The allocation of registers has to take into account not only the current 4-tuple, but what further operations take place on the variables involved in the next few 4-tuples. Let us take an example. The following 4-tuple
ADD a b t
would be translated to
movl a, t
addl b, t
If the next 4-tuple is
MUL t c t
The generated code cannot be
imull c, t
as the imull instruction expects Reg/Mem/Imm as the first (src) operand and Reg as the second (dst) operand. This means that the generated instruction should be something like
imull c, %reg
However, then we better change our decision about the first 4-tuple and generate code for the two 4-tuple as:
movl a, %eax
addl b, %eax
imull c, %eax
movl %eax, t
Note that the multiplication instruction always leaves the result in the coupled registers edx:eax.

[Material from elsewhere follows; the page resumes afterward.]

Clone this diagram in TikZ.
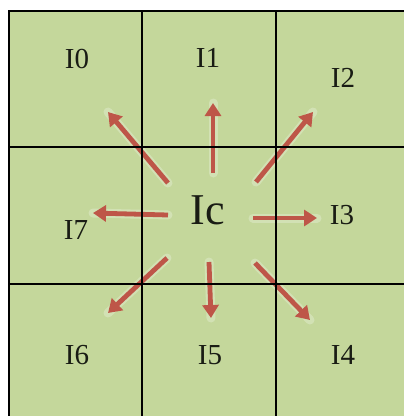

Further, suppose the next 4-tuple is
DIV t d t
that is t = t/d. We shall have to use the idiv instruction, which expects the dividend in edx:eax and divisor as an operand, which can be a register or memory. The generated code now becomes
movl a, %eax
addl b, %eax
imull c, %eax
movl %eax, %edx
idiv d
movl %edx, t
9.1.5 Order of Evaluation Sequence
In a long numerical expression, we may find that some particular execution order results in a more efficient target code, at least in terms of register usage. Most of the modern CPUs are pipelined, i.e. execute several instructions in parallel. This opens up a possibility of considering the evaluation order in depth, on the one hand, and the correct computation must be achieved, on the other hand; reordering of instructions will result in faster code. We postpone the discussion of this last aspect of code generation till Section 9.8.2.